» PROBLEM TO WORK ON:
Write out the material exactly. Do not include the pictures.
---------------
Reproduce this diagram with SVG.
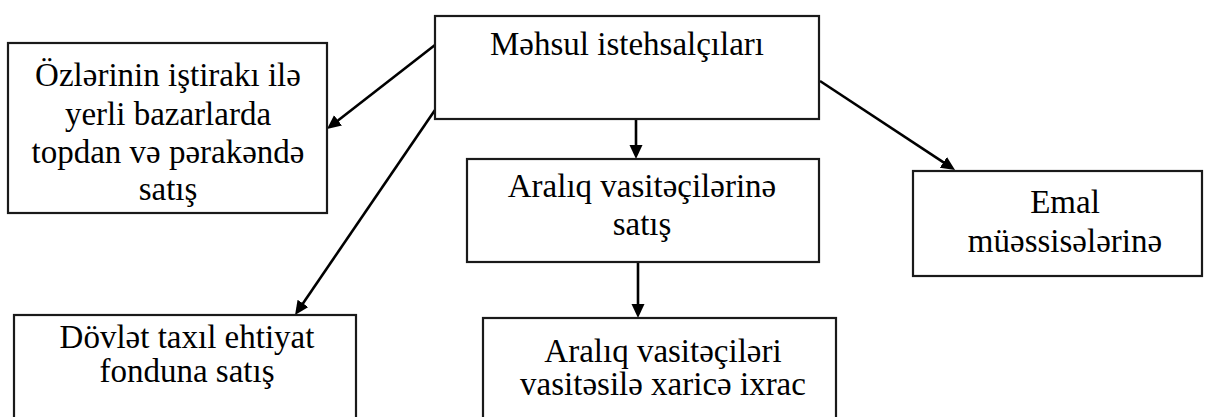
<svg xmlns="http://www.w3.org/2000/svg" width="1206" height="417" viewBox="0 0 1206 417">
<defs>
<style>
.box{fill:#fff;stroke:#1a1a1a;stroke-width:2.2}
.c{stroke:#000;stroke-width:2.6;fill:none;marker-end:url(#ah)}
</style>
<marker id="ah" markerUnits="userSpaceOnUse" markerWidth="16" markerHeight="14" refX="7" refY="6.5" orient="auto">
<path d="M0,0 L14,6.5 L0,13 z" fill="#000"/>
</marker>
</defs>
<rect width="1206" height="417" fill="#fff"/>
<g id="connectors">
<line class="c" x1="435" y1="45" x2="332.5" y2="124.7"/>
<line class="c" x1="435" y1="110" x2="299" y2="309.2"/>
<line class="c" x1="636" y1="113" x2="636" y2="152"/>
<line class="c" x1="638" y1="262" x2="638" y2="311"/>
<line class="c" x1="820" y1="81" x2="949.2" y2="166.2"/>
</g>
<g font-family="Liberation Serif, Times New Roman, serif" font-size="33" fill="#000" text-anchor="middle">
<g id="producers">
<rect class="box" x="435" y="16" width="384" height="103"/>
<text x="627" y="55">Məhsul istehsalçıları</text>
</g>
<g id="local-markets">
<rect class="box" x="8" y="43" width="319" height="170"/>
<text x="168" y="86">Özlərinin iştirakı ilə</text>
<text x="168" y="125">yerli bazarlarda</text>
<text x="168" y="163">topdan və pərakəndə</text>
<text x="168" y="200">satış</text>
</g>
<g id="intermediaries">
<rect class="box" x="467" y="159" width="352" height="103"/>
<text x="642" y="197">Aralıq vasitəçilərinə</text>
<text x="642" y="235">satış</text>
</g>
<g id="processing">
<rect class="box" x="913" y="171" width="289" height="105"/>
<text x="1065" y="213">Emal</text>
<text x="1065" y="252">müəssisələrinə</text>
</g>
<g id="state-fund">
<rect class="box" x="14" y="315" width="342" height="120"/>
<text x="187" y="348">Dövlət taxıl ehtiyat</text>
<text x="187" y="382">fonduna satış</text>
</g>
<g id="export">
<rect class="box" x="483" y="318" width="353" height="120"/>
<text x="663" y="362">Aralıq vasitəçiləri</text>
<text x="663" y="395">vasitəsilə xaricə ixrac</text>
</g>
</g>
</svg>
---------------
» RESULT FOR THIS EXERCISE:
Reproduce this diagram with SVG.
<svg xmlns="http://www.w3.org/2000/svg" width="1206" height="417" viewBox="0 0 1206 417">
<defs>
<style>
.box{fill:#fff;stroke:#1a1a1a;stroke-width:2.2}
.c{stroke:#000;stroke-width:2.6;fill:none;marker-end:url(#ah)}
</style>
<marker id="ah" markerUnits="userSpaceOnUse" markerWidth="16" markerHeight="14" refX="7" refY="6.5" orient="auto">
<path d="M0,0 L14,6.5 L0,13 z" fill="#000"/>
</marker>
</defs>
<rect width="1206" height="417" fill="#fff"/>
<g id="connectors">
<line class="c" x1="435" y1="45" x2="332.5" y2="124.7"/>
<line class="c" x1="435" y1="110" x2="299" y2="309.2"/>
<line class="c" x1="636" y1="113" x2="636" y2="152"/>
<line class="c" x1="638" y1="262" x2="638" y2="311"/>
<line class="c" x1="820" y1="81" x2="949.2" y2="166.2"/>
</g>
<g font-family="Liberation Serif, Times New Roman, serif" font-size="33" fill="#000" text-anchor="middle">
<g id="producers">
<rect class="box" x="435" y="16" width="384" height="103"/>
<text x="627" y="55">Məhsul istehsalçıları</text>
</g>
<g id="local-markets">
<rect class="box" x="8" y="43" width="319" height="170"/>
<text x="168" y="86">Özlərinin iştirakı ilə</text>
<text x="168" y="125">yerli bazarlarda</text>
<text x="168" y="163">topdan və pərakəndə</text>
<text x="168" y="200">satış</text>
</g>
<g id="intermediaries">
<rect class="box" x="467" y="159" width="352" height="103"/>
<text x="642" y="197">Aralıq vasitəçilərinə</text>
<text x="642" y="235">satış</text>
</g>
<g id="processing">
<rect class="box" x="913" y="171" width="289" height="105"/>
<text x="1065" y="213">Emal</text>
<text x="1065" y="252">müəssisələrinə</text>
</g>
<g id="state-fund">
<rect class="box" x="14" y="315" width="342" height="120"/>
<text x="187" y="348">Dövlət taxıl ehtiyat</text>
<text x="187" y="382">fonduna satış</text>
</g>
<g id="export">
<rect class="box" x="483" y="318" width="353" height="120"/>
<text x="663" y="362">Aralıq vasitəçiləri</text>
<text x="663" y="395">vasitəsilə xaricə ixrac</text>
</g>
</g>
</svg>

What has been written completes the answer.